Federal Lighterage Co. v. Italia-America Shipping Corp.

125 Misc. 181 | N.Y. App. Term. | 1925

Levy, J.:

The application below was by the defendant Italia-America Shipping Corporation under section 193, subdivision 2, of the Civil Practice Act for leave to implead John J. Deery Co., Inc., as an additional party defendant. The plaintiff appeals from that part of the order burdening it with the service of the supplemental pleading upon the third party, and the defendant Deery Co. from the order bringing it in as such party.

It was manifestly improper to require the plaintiff to serve *182the supplemental pleading upon the third party. The framing of such a pleading requires a familiarity, with facts and evidence, which in the circumstances are within the peculiar knowledge of the original defendant. Furthermore, such a pleading carries with it a responsibility which the plaintiff cannot properly and justly sustain, and privileges perhaps, which may be denied it due to its lack of knowledge of the facts of the case against the proposed defendant, such as furnishing a bill of particulars, if called for, and an examination before trial.
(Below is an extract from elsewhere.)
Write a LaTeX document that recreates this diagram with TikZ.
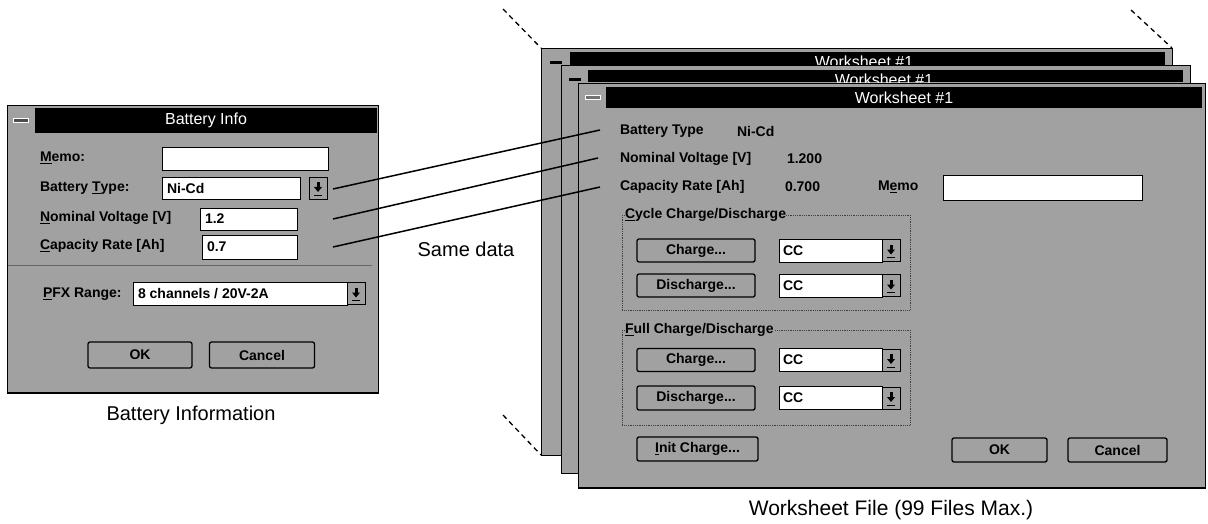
\documentclass[tikz,border=0pt]{standalone}
\usepackage{fontspec}
\setmainfont{Liberation Sans}
\definecolor{dgray}{gray}{0.63}
\begin{document}
\begin{tikzpicture}[x=1pt,y=-1pt,
  every node/.style={inner sep=0pt, outer sep=0pt},
  panel/.style={draw=black, line width=0.8pt, fill=dgray, anchor=north west},
  bar/.style={fill=black, anchor=north west},
  ttl/.style={text=white, font=\fontsize{16}{18}\selectfont},
  lbl/.style={anchor=west, font=\bfseries\fontsize{14}{16}\selectfont},
  val/.style={anchor=west, font=\bfseries\fontsize{14}{16}\selectfont},
  fld/.style={draw=black, line width=0.8pt, fill=white, anchor=north west},
  btn/.style={draw=black, line width=1.3pt, rounded corners=2pt, fill=dgray, font=\bfseries\fontsize{14}{16}\selectfont},
  closebox/.style={fill=dgray, anchor=north west},
  grp/.style={draw=black!75, densely dotted, line width=0.8pt},
  conn/.style={draw=black, line width=1.5pt},
  guide/.style={draw=black, line width=1.3pt, dash pattern=on 5pt off 4pt},
  captxt/.style={font=\fontsize{20}{24}\selectfont},
  ddbtn/.pic={
    \draw[fill=dgray, line width=0.8pt] (-9,-11) rectangle (9,11);
    \fill (-4,-1) -- (4,-1) -- (0,4) -- cycle;
    \fill (-1.5,-6) rectangle (1.5,-1);
    \draw[line width=1pt] (-4,7) -- (4,7);
  }]
\useasboundingbox (0,0) rectangle (1208,524);

% ---------------- Battery Info dialog ----------------
\node[panel, minimum width=371pt, minimum height=288pt] (bdlg) at (7,105) {};
\draw[line width=1.5pt] (bdlg.south west) -- (bdlg.south east);
\node[bar, minimum width=342pt, minimum height=25pt] (btitle) at (35,108) {};
\node[ttl] (bttl) at (btitle.center) {Battery Info};
\node[closebox, minimum width=26pt, minimum height=25pt] (bclose) at (8,108) {};
\node[fill=black!70, draw=white, line width=0.6pt, minimum width=15pt, minimum height=4pt] (bcloseb) at (bclose.center) {};

\node[lbl] (lmemo) at (40,158) {\underline{M}emo:};
\node[fld, minimum width=166pt, minimum height=23pt] (fmemo) at (162,147) {};

\node[lbl] (lbt) at (40,188) {Battery \underline{T}ype:};
\node[fld, minimum width=138pt, minimum height=22pt] (fbt) at (162,177) {};
\node[val] (vbt) at ([xshift=5pt]fbt.west) {Ni-Cd};
\pic at (318,188) {ddbtn};

\node[lbl] (lnv) at (40,218) {\underline{N}ominal Voltage [V]};
\node[fld, minimum width=97pt, minimum height=22pt] (fnv) at (200,208) {};
\node[val] (vnv) at ([xshift=5pt]fnv.west) {1.2};

\node[lbl] (lcr) at (40,246) {\underline{C}apacity Rate [Ah]};
\node[fld, minimum width=95pt, minimum height=24pt] (fcr) at (202,235) {};
\node[val] (vcr) at ([xshift=5pt]fcr.west) {0.7};

\coordinate (sepl) at (8,265);
\coordinate (sepr) at (372,265);
\draw[black!60, line width=1pt] (sepl) -- (sepr);

\node[lbl] (lpfx) at (43,294) {\underline{P}FX Range:};
\node[fld, minimum width=214pt, minimum height=23pt] (fpfx) at (133,282) {};
\node[val] (vpfx) at ([xshift=5pt]fpfx.west) {8 channels / 20V-2A};
\pic at (356,293.5) {ddbtn};

\node[btn, minimum width=104pt, minimum height=26pt] (bok) at (140,355) {OK};
\node[btn, minimum width=105pt, minimum height=26pt] (bcancel) at (262,355) {Cancel};

\node[captxt] (capb) at (191,415) {Battery Information};

% ---------------- Worksheet windows ----------------
% back
\node[panel, minimum width=631pt, minimum height=407pt] (w3) at (541,48) {};
\node[bar, minimum width=595pt, minimum height=13pt] (w3t) at (570,52) {};
\node[closebox, minimum width=20pt, minimum height=13pt] (w3c) at (546,52) {};
\node[fill=black, minimum width=12pt, minimum height=3pt] (w3cb) at ([yshift=-4pt]w3c.center) {};
\node[ttl] (w3tt) at (864,62) {Worksheet \#1};
% middle
\node[panel, minimum width=629pt, minimum height=408pt] (w2) at (561,65) {};
\node[bar, minimum width=595pt, minimum height=12pt] (w2t) at (588,70) {};
\node[closebox, minimum width=22pt, minimum height=12pt] (w2c) at (564,70) {};
\node[fill=black, minimum width=12pt, minimum height=3pt] (w2cb) at ([yshift=-4pt]w2c.center) {};
\node[ttl] (w2tt) at (884,80) {Worksheet \#1};
% front
\node[panel, minimum width=627pt, minimum height=405pt] (w1) at (578,83) {};
\draw[line width=1.5pt] (w1.south west) -- (w1.south east);
\node[bar, minimum width=596pt, minimum height=21pt] (w1t) at (606,87) {};
\node[closebox, minimum width=24pt, minimum height=21pt] (w1c) at (581,87) {};
\node[fill=black!55, draw=white, line width=0.6pt, minimum width=15pt, minimum height=4pt] (w1cb) at (w1c.center) {};
\node[ttl] (w1tt) at (w1t.center) {Worksheet \#1};

\node[lbl] (wlbt) at (620,131) {Battery Type};
\node[val] (wvbt) at (737,131) {Ni-Cd};
\node[lbl] (wlnv) at (620,159) {Nominal Voltage [V]};
\node[val] (wvnv) at (787,159) {1.200};
\node[lbl] (wlcr) at (620,187) {Capacity Rate [Ah]};
\node[val] (wvcr) at (785,187) {0.700};
\node[lbl] (wlmemo) at (878,187) {M\underline{e}mo};
\node[fld, minimum width=199pt, minimum height=25pt] (wfmemo) at (943,175) {};

% cycle group
\draw[grp] (622,215) rectangle (910,310);
\node[lbl, fill=dgray] (g1) at (625,215) {\underline{C}ycle Charge/Discharge};
\node[btn, minimum width=118pt, minimum height=23pt] (c1) at (696,250.5) {Charge...};
\node[fld, minimum width=103pt, minimum height=23pt] (cc1) at (779,239) {};
\node[val] (cc1t) at ([xshift=4pt]cc1.west) {CC};
\pic at (891,250.5) {ddbtn};
\node[btn, minimum width=118pt, minimum height=23pt] (d1) at (696,285.5) {Discharge...};
\node[fld, minimum width=103pt, minimum height=23pt] (cc2) at (779,274) {};
\node[val] (cc2t) at ([xshift=4pt]cc2.west) {CC};
\pic at (891,285.5) {ddbtn};

% full group
\draw[grp] (622,330) rectangle (910,425);
\node[lbl, fill=dgray] (g2) at (625,330) {\underline{F}ull Charge/Discharge};
\node[btn, minimum width=118pt, minimum height=23pt] (c2) at (696,360) {Charge...};
\node[fld, minimum width=103pt, minimum height=23pt] (cc3) at (779,348.5) {};
\node[val] (cc3t) at ([xshift=4pt]cc3.west) {CC};
\pic at (891,360) {ddbtn};
\node[btn, minimum width=118pt, minimum height=24pt] (d2) at (696,398) {Discharge...};
\node[fld, minimum width=103pt, minimum height=23pt] (cc4) at (779,386.5) {};
\node[val] (cc4t) at ([xshift=4pt]cc4.west) {CC};
\pic at (891,398) {ddbtn};

\node[btn, minimum width=121pt, minimum height=24pt] (init) at (697.5,449) {\underline{I}nit Charge...};
\node[btn, minimum width=95pt, minimum height=24pt] (wok) at (999.5,450) {OK};
\node[btn, minimum width=99pt, minimum height=24pt] (wcancel) at (1117.5,450) {Cancel};

\node[captxt, font=\fontsize{21}{24}\selectfont] (capw) at (891,510) {Worksheet File (99 Files Max.)};

% ---------------- guides and connectors ----------------
\coordinate (g1s) at (503,9);
\coordinate (g2s) at (1131,10);
\coordinate (g3s) at (503,415);
\draw[guide] (g1s) -- (w3.north west);
\draw[guide] (g2s) -- (w3.north east);
\draw[guide] (g3s) -- (w3.south west);

\coordinate (a1) at (333,189);
\coordinate (a2) at (333,219);
\coordinate (a3) at (333,247);
\coordinate (b1) at (600,130);
\coordinate (b2) at (598,158);
\coordinate (b3) at (600,187);
\draw[conn] (a1) -- (b1);
\draw[conn] (a2) -- (b2);
\draw[conn] (a3) -- (b3);

\node[captxt] (same) at (466,249) {Same data};
\end{tikzpicture}
\end{document}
Moreover, as we have pointed out in Bozzuffi, v. Darrieusecq (125 Misc. 178), the intention of the statute was not to add to the burdens of the plaintiff, but to confer a privilege upon the defendant by permitting him to frame a supplemental pleading in the nature of a complaint against the party sought to be brought in, which, if sustained, would entitle him to a judgment against the latter. It was certainly not the aim of the law to compel the plaintiff to accept the impleaded defendant’s alleged liability in substitution for that of the primary defendant. Even if, as is claimed to be the situation here, the new party is the undisclosed principal of the original party, the plaintiff should not be compelled to substitute for the party on the strength of whose credit he rendered the service, a total stranger with whom he has had no dealings whatever. Such an interpretation would destroy the right of election on the part of the plaintiff and might even be *of doubtful constitutional validity as an impairment of the obligation of contracts. That the bringing in of the proposed party is nof intended by the statute to impede or prejudice the progress of plaintiff’s suit against the primary defendant is amply borne out by the language of subdivision 4 of section 193 of the act under discussion.

On the other hand, the primary defendant claims that in contracting for the lighterage service from the plaintiff, it acted as the agent for the codefendant, who was bound to reimburse it for the liability thus assumed, the service being engaged by such defendant at the express direction of said Deery Company, and for the latter’s benefit. From these allegations it appears that it was within the proper discretion of the court below to order the Deery Company to be impleaded as a codefendant, but the original defendant should have been required to frame and serve the supplemental pleading. To a mandate in this form the plaintiff interposes no objection.

The order should, therefore, be modified by requiring that the defendant serve the supplemental summons upon John J. Deery Co., Inc., and an appropriate pleading upon said codefendant and the plaintiff and order, so modified, affirmed, with ten dollars costs. *183payable by the defendant Italia-America Shipping Corporation to the plaintiff, appellant, and ten dollars costs payable by John J. Deery Co., Inc., to the Italia-America Shipping Corporation.

All concur; present, Bijur, McGoldrick and Levy, JJ.